O grilo
por Ligia Pinheiro Barbosa
20 de julho de 2020
Adoro gente, considero-me uma privilegiada por ter muito mais amigos do que todos os meus dedos das mãos e dos pés, juntos, podem contar. Eu penso que o ser humano é um ser social por natureza, e o convívio é o que nos enriquece. Todas as minhas amigas, eu no meio, temos opiniões fortes, balizadas. Acho que é isso que nos une tanto, porque por mais que discutamos um assunto para o qual não há consenso, saímos desse momento enriquecidas, mesmo se não mudamos nossa opinião. Estudamos juntas, viajamos juntas, rimos juntas, choramos juntas, reclamamos juntas, nos alegramos juntas. Algumas já não moram na mesma cidade, mas isso não faz a menor diferença para a amizade, exceto pela saudade.
Eu tinha um sonho: construir uma Vila Vecchia. Um terreno com várias casas pequenas, de dois quartos, e uma área comum com todos os confortos que a terceira idade e velhice requerem: piscina, restaurante, salão, biblioteca, fisioterapeuta, médico e por aí vai. Contrataríamos um administrador e desfrutaríamos do convívio umas das outros, com a opção de ficar em casa se em algum momento não quiséssemos ver ninguém. Mas até o hoje não deu certo, e tenho poucas esperanças de que aconteça, pelo fato de várias já estarem em cidades diferentes e as vidas também tomarem rumos distintos.
Penso que nosso encontro anual permanecerá – este ano talvez não, por causa da pandemia. No ano que vem a reunião é certa, e será em minha casa, a vigésima sexta de nossas vidas. Não é para ser feliz?
Mas também gosto muito de ouvir o som do silêncio. Agora mesmo, esse “som” só é quebrado pelo barulho da água correndo e de um grilo que insiste em cantar Não sei se está me fazendo uma serenata, mas o fato é que eu o escuto, e ele me lembra o Grilo Falante da estória do Pinóquio. O que estará a me lembrar, ou avisar?
Desde meados do mês de março estamos afastados, isolados. Isso não mudou pouca coisa, mudou muita. Fiz, literalmente, uma quarentena em Petrópolis, depois vim para Minas. Dois meses e meio aqui, mudança total de vida. Pergunto-me o que será o novo normal. Planejo uma viagem e logo em seguida desisto, dado o cenário ainda complexo da pandemia. A saudade que tenho dos meus filhos, que não vejo desde final de fevereiro desse excêntrico ano de 2020, só cresce.
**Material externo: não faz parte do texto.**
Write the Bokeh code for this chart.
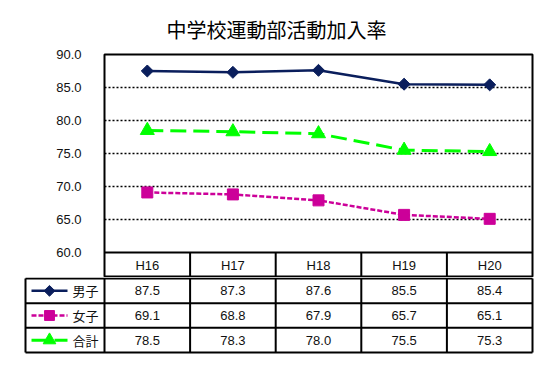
import numpy as np
from bokeh.plotting import figure
from bokeh.layouts import column
from bokeh.models import Range1d, FixedTicker, NumeralTickFormatter, Span, Title
from bokeh.core.properties import value
from bokeh.embed import file_html
from bokeh.resources import INLINE

# ---- data ----
categories = ["H16", "H17", "H18", "H19", "H20"]
series_names = ["男子", "女子", "合計"]
boys = [87.5, 87.3, 87.6, 85.5, 85.4]
girls = [69.1, 68.8, 67.9, 65.7, 65.1]
total = [78.5, 78.3, 78.0, 75.5, 75.3]
y_ticks = [60, 65, 70, 75, 80, 85, 90]
grid_ticks = [65, 70, 75, 80, 85]
title_text = "中学校運動部活動加入率"

# ---- styles ----
styles = [
    dict(color="#0A1E5C", dash="solid", marker="square", angle=np.pi / 4, size=8.5, width=2.5),
    dict(color="#CC0099", dash="5 2", marker="square", angle=0.0, size=11, width=2.5),
    dict(color="#00FF00", dash="16 7", marker="triangle", angle=0.0, size=14, width=3),
]
series = [boys, girls, total]

NUM_FONT = "Liberation Sans"
CJK_FONT = "Noto Sans CJK JP"
W = 541
n = len(categories)
xs = list(range(n))

# ---- top chart (plot area + header row) ----
PX_PER_Y = 6.6
header_h = 25 / PX_PER_Y
y0 = 60 - header_h

p = figure(width=W, height=277, output_backend="svg", toolbar_location=None,
           x_range=Range1d(-0.5, n - 0.5), y_range=Range1d(y0, 90), frame_align=False,
           min_border_left=104, min_border_right=9, min_border_top=54, min_border_bottom=0)
p.title = Title(text=title_text, text_font=CJK_FONT, text_font_size="20px",
                text_font_style="normal", text_color="#000000", align="left", offset=62, standoff=21)
p.outline_line_color = "#000000"
p.outline_line_width = 2
p.background_fill_color = "white"
p.border_fill_color = "white"
p.xaxis.visible = False
p.xgrid.visible = False
p.ygrid.ticker = FixedTicker(ticks=grid_ticks)
p.ygrid.grid_line_color = "#000000"
p.ygrid.grid_line_dash = "2 2"
p.ygrid.grid_line_width = 1.5
yax = p.yaxis[0]
yax.ticker = FixedTicker(ticks=y_ticks)
yax.formatter = NumeralTickFormatter(format="0.0")
yax.axis_line_color = None
yax.major_tick_line_color = None
yax.minor_tick_line_color = None
yax.major_label_standoff = 17
yax.major_label_text_font = NUM_FONT
yax.major_label_text_font_size = "13px"
yax.major_label_text_color = "#111111"

p.add_layout(Span(location=60, dimension="width", line_color="#000000", line_width=2))
p.segment(x0=[i + 0.5 for i in xs[:-1]], y0=[y0] * (n - 1),
          x1=[i + 0.5 for i in xs[:-1]], y1=[60] * (n - 1),
          line_color="#000000", line_width=2)
p.text(x=xs, y=[(60 + y0) / 2] * n, text=categories, text_font=value(NUM_FONT),
       text_font_size="13px", text_align="center", text_baseline="middle", text_color="#111111")

for vals, st in zip(series, styles):
    p.line(xs, vals, line_color=st["color"], line_width=st["width"], line_dash=st["dash"])
    p.scatter(xs, vals, marker=st["marker"], angle=st["angle"], size=st["size"],
              fill_color=st["color"], line_color=st["color"])

# ---- table (legend + values) ----
PX_PER_X = 85.6
FRAME_L = 22
tx0 = -0.5 - (104 - FRAME_L) / PX_PER_X
tx1 = n - 0.5 + 4 / PX_PER_X
row_px = 24.67
t = figure(width=W, height=77, output_backend="svg", toolbar_location=None,
           x_range=Range1d(tx0, tx1), y_range=Range1d(-2 / row_px, 3 + 1 / row_px),
           frame_align=False,
           min_border_left=FRAME_L, min_border_right=5, min_border_top=0, min_border_bottom=0)
t.axis.visible = False
t.grid.visible = False
t.outline_line_color = None
t.background_fill_color = "white"
t.border_fill_color = "white"

def px(d):
    return tx0 + d / PX_PER_X

left_edge = px(3)
nrows = len(series_names)
# horizontal lines
t.segment(x0=[left_edge] * (nrows + 1), y0=list(range(nrows + 1)),
          x1=[n - 0.5] * (nrows + 1), y1=list(range(nrows + 1)),
          line_color="#000000", line_width=2)
# vertical lines
vx = [left_edge] + [i - 0.5 for i in range(n + 1)]
t.segment(x0=vx, y0=[0] * len(vx), x1=vx, y1=[nrows] * len(vx),
          line_color="#000000", line_width=2)

for r, (name, vals, st) in enumerate(zip(series_names, series, styles)):
    yc = nrows - r - 0.5
    t.text(x=xs, y=[yc] * n, text=[f"{v:.1f}" for v in vals], text_font=value(NUM_FONT),
           text_font_size="13px", text_align="center", text_baseline="middle", text_color="#111111")
    t.line([px(9), px(45)], [yc, yc], line_color=st["color"], line_width=st["width"],
           line_dash=st["dash"])
    t.scatter([px(27)], [yc], marker=st["marker"], angle=st["angle"], size=st["size"] * 0.9,
              fill_color=st["color"], line_color=st["color"])
    t.text(x=[px(50)], y=[yc], text=[name], text_font=value(CJK_FONT), text_font_size="13px",
           text_align="left", text_baseline="middle", text_color="#111111")

layout = column(p, t, spacing=0)
open("out.html", "w").write(file_html(layout, INLINE))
Todos os dias, quando abro os olhos e vejo onde estou, a realidade se impõe: mais um hoje – que maravilha!! – para viver bem e feliz. Penso nos meus filhos, rezo por eles para que sejam protegidos pelos seus anjos da guarda, para que seus caminhos se abram. Não tenho mais pensado que esta situação deve ou tem que acabar logo, mas sim que preciso aprender a vivê-la e me adaptar a esses tempos da melhor forma possível.
O grilo parou de cantar. Acho que ele queria me dizer: calma, viva o agora, viva bem, adapte-se. Não se preocupe com seus filhos, apenas reze por eles e lhes envie pensamentos positivos.
É isso, desejo que todos nós consigamos ter paciência para usufruir do que há de bom nessa mudança. Sair da zona de conforto, abortar os planejamentos de longo prazo por força das circunstâncias e viver bem o agora certamente são aprendizados que nos farão crescer.
E que logo eu possa me reunir com meus filhos e com as amigas queridas. Afinal, são os desejos e os sonhos que nos guiam e nos fazem querer melhorar e viver intensamente.